# What this task involves
Reproduce exactly, with no pictures, each line from the opening of the material down through the line containing "(udd2.west) -- ($(hub.east)+(0,8)$);".

# Data extract
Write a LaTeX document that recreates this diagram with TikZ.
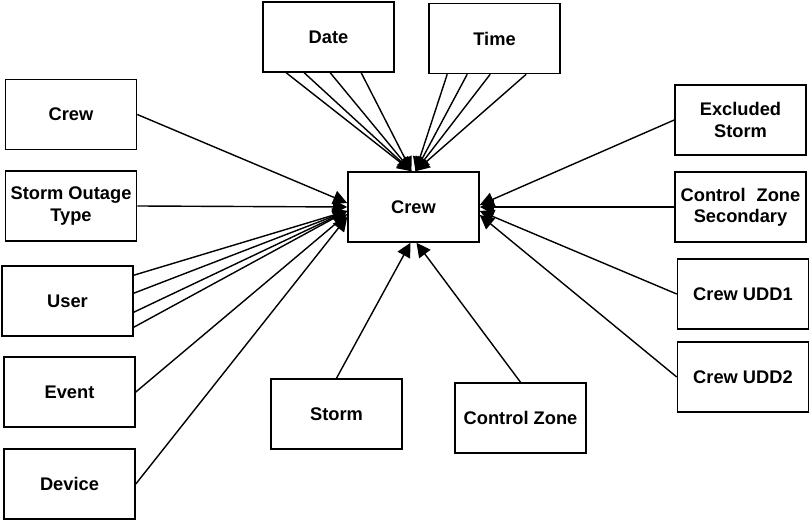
\documentclass[tikz,border=0pt]{standalone}
\usepackage{fontspec}
\setmainfont{Liberation Sans}
\usetikzlibrary{arrows.meta,calc}

\begin{document}
\begin{tikzpicture}[
    x=0.025cm,
    y=-0.025cm,
    entity/.style={
        rectangle,
        draw=black,
        line width=1.1pt,
        minimum width=3.275cm,
        minimum height=1.75cm,
        align=center,
        font=\fontsize{13}{15}\selectfont\bfseries
    },
    link/.style={
        -{Triangle[length=10pt,width=10pt]},
        line width=1pt
    }
]
\useasboundingbox (0,0) rectangle (811,523);

% Center entity
\node[entity] (hub) at (413.5,207) {Crew};

% Top
\node[entity] (date) at (328.5,37) {Date};
\node[entity] (time) at (494.5,38.5) {Time};

% Left column
\node[entity] (crewsrc) at (71,114.5) {Crew};
\node[entity] (outage) at (71,206) {Storm Outage\\Type};
\node[entity] (user) at (67.5,301) {User};
\node[entity] (event) at (69.5,392) {Event};
\node[entity] (device) at (69.5,484) {Device};

% Bottom
\node[entity] (storm) at (336.5,414) {Storm};
\node[entity] (zone) at (520.5,418) {Control Zone};

% Right column
\node[entity] (excluded) at (740.5,120) {Excluded\\Storm};
\node[entity] (zonesec) at (740.5,207) {Control\hspace{0.6em}Zone\\Secondary};
\node[entity] (udd1) at (743,294) {Crew UDD1};
\node[entity] (udd2) at (743,377) {Crew UDD2};

% Links into the top of the hub
\foreach \dx in {24,42,68,99} {
    \draw[link] ($(date.south west)+(\dx,0)$) -- ($(hub.north)+(-2,0)$);
}
\foreach \dx in {19,39,62,98} {
    \draw[link] ($(time.south west)+(\dx,0)$) -- ($(hub.north)+(2,0)$);
}

% Links into the left side of the hub
\draw[link] (crewsrc.east) -- ($(hub.west)+(0,-4)$);
\draw[link] (outage.east) -- (hub.west);
\foreach \dy in {10,28,47,62} {
    \draw[link] ($(user.north east)+(0,\dy)$) -- ($(hub.west)+(0,4)$);
}
\draw[link] (event.east) -- ($(hub.west)+(0,7)$);
\draw[link] (device.east) -- ($(hub.west)+(0,10)$);

% Links into the bottom of the hub
\draw[link] (storm.north) -- ($(hub.south)+(-3,0)$);
\draw[link] (zone.north) -- ($(hub.south)+(3,0)$);

% Links into the right side of the hub
\draw[link] (excluded.west) -- ($(hub.east)+(0,-2)$);
\draw[link] (zonesec.west) -- (hub.east);
\draw[link] (udd1.west) -- ($(hub.east)+(0,4)$);
\draw[link] (udd2.west) -- ($(hub.east)+(0,8)$);

\end{tikzpicture}
\end{document}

# Exercise result
Write a LaTeX document that recreates this diagram with TikZ.
\documentclass[tikz,border=0pt]{standalone}
\usepackage{fontspec}
\setmainfont{Liberation Sans}
\usetikzlibrary{arrows.meta,calc}

\begin{document}
\begin{tikzpicture}[
    x=0.025cm,
    y=-0.025cm,
    entity/.style={
        rectangle,
        draw=black,
        line width=1.1pt,
        minimum width=3.275cm,
        minimum height=1.75cm,
        align=center,
        font=\fontsize{13}{15}\selectfont\bfseries
    },
    link/.style={
        -{Triangle[length=10pt,width=10pt]},
        line width=1pt
    }
]
\useasboundingbox (0,0) rectangle (811,523);

% Center entity
\node[entity] (hub) at (413.5,207) {Crew};

% Top
\node[entity] (date) at (328.5,37) {Date};
\node[entity] (time) at (494.5,38.5) {Time};

% Left column
\node[entity] (crewsrc) at (71,114.5) {Crew};
\node[entity] (outage) at (71,206) {Storm Outage\\Type};
\node[entity] (user) at (67.5,301) {User};
\node[entity] (event) at (69.5,392) {Event};
\node[entity] (device) at (69.5,484) {Device};

% Bottom
\node[entity] (storm) at (336.5,414) {Storm};
\node[entity] (zone) at (520.5,418) {Control Zone};

% Right column
\node[entity] (excluded) at (740.5,120) {Excluded\\Storm};
\node[entity] (zonesec) at (740.5,207) {Control\hspace{0.6em}Zone\\Secondary};
\node[entity] (udd1) at (743,294) {Crew UDD1};
\node[entity] (udd2) at (743,377) {Crew UDD2};

% Links into the top of the hub
\foreach \dx in {24,42,68,99} {
    \draw[link] ($(date.south west)+(\dx,0)$) -- ($(hub.north)+(-2,0)$);
}
\foreach \dx in {19,39,62,98} {
    \draw[link] ($(time.south west)+(\dx,0)$) -- ($(hub.north)+(2,0)$);
}

% Links into the left side of the hub
\draw[link] (crewsrc.east) -- ($(hub.west)+(0,-4)$);
\draw[link] (outage.east) -- (hub.west);
\foreach \dy in {10,28,47,62} {
    \draw[link] ($(user.north east)+(0,\dy)$) -- ($(hub.west)+(0,4)$);
}
\draw[link] (event.east) -- ($(hub.west)+(0,7)$);
\draw[link] (device.east) -- ($(hub.west)+(0,10)$);

% Links into the bottom of the hub
\draw[link] (storm.north) -- ($(hub.south)+(-3,0)$);
\draw[link] (zone.north) -- ($(hub.south)+(3,0)$);

% Links into the right side of the hub
\draw[link] (excluded.west) -- ($(hub.east)+(0,-2)$);
\draw[link] (zonesec.west) -- (hub.east);
\draw[link] (udd1.west) -- ($(hub.east)+(0,4)$);
\draw[link] (udd2.west) -- ($(hub.east)+(0,8)$);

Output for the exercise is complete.